-- SOURCE MATERIAL --
------------------------------------------------------------

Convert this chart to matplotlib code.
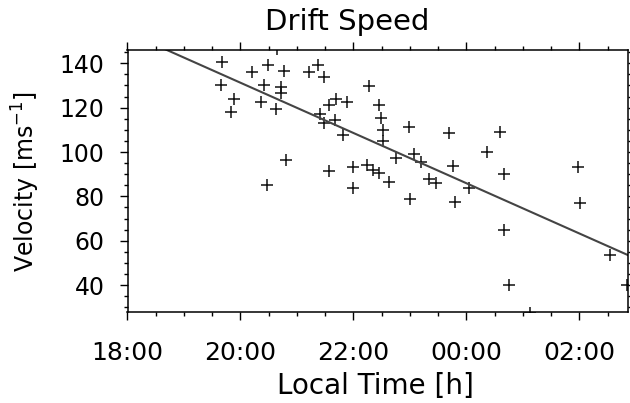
import numpy as np
import matplotlib
matplotlib.use('Agg')
import matplotlib.pyplot as plt

# local time in hours (values past 24 are after midnight)
hora = [19.67, 19.66, 19.89, 19.83, 20.20, 20.48, 20.41, 20.36, 20.63, 20.71,
        20.71, 20.77, 20.47, 20.80, 20.64, 21.22, 21.37, 21.47, 21.41, 21.48,
        21.57, 21.69, 21.89, 21.68, 21.81, 21.57, 21.99, 21.99, 22.27, 22.45,
        22.49, 22.53, 22.52, 22.24, 22.35, 22.45, 22.63, 22.76, 22.99, 23.08,
        23.20, 23.00, 23.34, 23.46, 23.70, 23.76, 23.79, 24.05, 24.36, 24.60,
        24.66, 24.67, 24.76, 25.12, 25.97, 26.01, 26.54, 26.84]
# drift velocity in m/s
velocidade = [140.4, 130.2, 123.8, 118.2, 136.2, 139.3, 130.1, 122.7, 119.3, 129.5,
              126.6, 136.5, 85.3, 96.2, 146.5, 135.9, 139.4, 133.8, 117.3, 113.1,
              121.1, 123.8, 122.7, 114.6, 107.7, 91.5, 93.1, 83.8, 129.6, 121.1,
              115.2, 109.9, 105.0, 94.3, 91.9, 90.4, 86.6, 97.1, 111.4, 99.1,
              95.6, 78.9, 87.7, 86.1, 108.4, 93.7, 77.3, 83.6, 100.1, 109.1,
              90.1, 64.9, 40.1, 27.2, 93.1, 77.1, 53.7, 40.2]

# linear fit: v = a + b * (t - 18)
ajuste_a = 153.9
ajuste_b = -11.33

xticks = [18, 20, 22, 24, 26]
xlabels = ['18:00', '20:00', '22:00', '00:00', '02:00']
yticks = [40, 60, 80, 100, 120, 140]

plt.rcParams['font.family'] = 'DejaVu Sans'

fig = plt.figure(figsize=(6.3, 4.03), dpi=100)
ax = fig.add_axes([127.5 / 630, 1 - 311.7 / 403, 500.5 / 630, 261.7 / 403])

ax.plot(hora, velocidade, '+', color='#111111', markersize=8, markeredgewidth=1.1)

x = np.linspace(18, 26.86, 50)
ax.plot(x, ajuste_a + ajuste_b * (x - 18), color='#444444', linewidth=1.5)

ax.set_xlim(18, 26.86)
ax.set_ylim(28, 146)

ax.set_xticks(xticks)
ax.set_xticklabels(xlabels)
ax.set_xticks(np.arange(18, 27, 0.5), minor=True)
ax.set_yticks(yticks)
ax.set_yticks(np.arange(30, 146, 5), minor=True)

ax.tick_params(which='both', direction='out', top=True, right=True, width=1, color='black')
ax.tick_params(which='major', length=6)
ax.tick_params(which='minor', length=3)
ax.tick_params(axis='x', labelsize=18, pad=15)
ax.tick_params(axis='y', labelsize=17, pad=10.5)
for s in ax.spines.values():
    s.set_linewidth(1.1)

fig.text(347 / 630, 1 - 22 / 403, 'Drift Speed', fontsize=21, ha='center', va='center')
fig.text(375 / 630, 1 - 386 / 403, 'Local Time [h]', fontsize=20, ha='center', va='center')
fig.text(26 / 630, 1 - 181 / 403, r'Velocity [ms$^{-1}$]', fontsize=17, rotation=90,
         ha='center', va='center')

plt.savefig('out.png', dpi=100)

------------------------------------------------------------

-- TASK INSTRUCTIONS --
Without the pictures, output the full listing exactly as it stands.

-- EXERCISE RESULT --
Convert this chart to matplotlib code.
import numpy as np
import matplotlib
matplotlib.use('Agg')
import matplotlib.pyplot as plt

# local time in hours (values past 24 are after midnight)
hora = [19.67, 19.66, 19.89, 19.83, 20.20, 20.48, 20.41, 20.36, 20.63, 20.71,
        20.71, 20.77, 20.47, 20.80, 20.64, 21.22, 21.37, 21.47, 21.41, 21.48,
        21.57, 21.69, 21.89, 21.68, 21.81, 21.57, 21.99, 21.99, 22.27, 22.45,
        22.49, 22.53, 22.52, 22.24, 22.35, 22.45, 22.63, 22.76, 22.99, 23.08,
        23.20, 23.00, 23.34, 23.46, 23.70, 23.76, 23.79, 24.05, 24.36, 24.60,
        24.66, 24.67, 24.76, 25.12, 25.97, 26.01, 26.54, 26.84]
# drift velocity in m/s
velocidade = [140.4, 130.2, 123.8, 118.2, 136.2, 139.3, 130.1, 122.7, 119.3, 129.5,
              126.6, 136.5, 85.3, 96.2, 146.5, 135.9, 139.4, 133.8, 117.3, 113.1,
              121.1, 123.8, 122.7, 114.6, 107.7, 91.5, 93.1, 83.8, 129.6, 121.1,
              115.2, 109.9, 105.0, 94.3, 91.9, 90.4, 86.6, 97.1, 111.4, 99.1,
              95.6, 78.9, 87.7, 86.1, 108.4, 93.7, 77.3, 83.6, 100.1, 109.1,
              90.1, 64.9, 40.1, 27.2, 93.1, 77.1, 53.7, 40.2]

# linear fit: v = a + b * (t - 18)
ajuste_a = 153.9
ajuste_b = -11.33

xticks = [18, 20, 22, 24, 26]
xlabels = ['18:00', '20:00', '22:00', '00:00', '02:00']
yticks = [40, 60, 80, 100, 120, 140]

plt.rcParams['font.family'] = 'DejaVu Sans'

fig = plt.figure(figsize=(6.3, 4.03), dpi=100)
ax = fig.add_axes([127.5 / 630, 1 - 311.7 / 403, 500.5 / 630, 261.7 / 403])

ax.plot(hora, velocidade, '+', color='#111111', markersize=8, markeredgewidth=1.1)

x = np.linspace(18, 26.86, 50)
ax.plot(x, ajuste_a + ajuste_b * (x - 18), color='#444444', linewidth=1.5)

ax.set_xlim(18, 26.86)
ax.set_ylim(28, 146)

ax.set_xticks(xticks)
ax.set_xticklabels(xlabels)
ax.set_xticks(np.arange(18, 27, 0.5), minor=True)
ax.set_yticks(yticks)
ax.set_yticks(np.arange(30, 146, 5), minor=True)

ax.tick_params(which='both', direction='out', top=True, right=True, width=1, color='black')
ax.tick_params(which='major', length=6)
ax.tick_params(which='minor', length=3)
ax.tick_params(axis='x', labelsize=18, pad=15)
ax.tick_params(axis='y', labelsize=17, pad=10.5)
for s in ax.spines.values():
    s.set_linewidth(1.1)

fig.text(347 / 630, 1 - 22 / 403, 'Drift Speed', fontsize=21, ha='center', va='center')
fig.text(375 / 630, 1 - 386 / 403, 'Local Time [h]', fontsize=20, ha='center', va='center')
fig.text(26 / 630, 1 - 181 / 403, r'Velocity [ms$^{-1}$]', fontsize=17, rotation=90,
         ha='center', va='center')

plt.savefig('out.png', dpi=100)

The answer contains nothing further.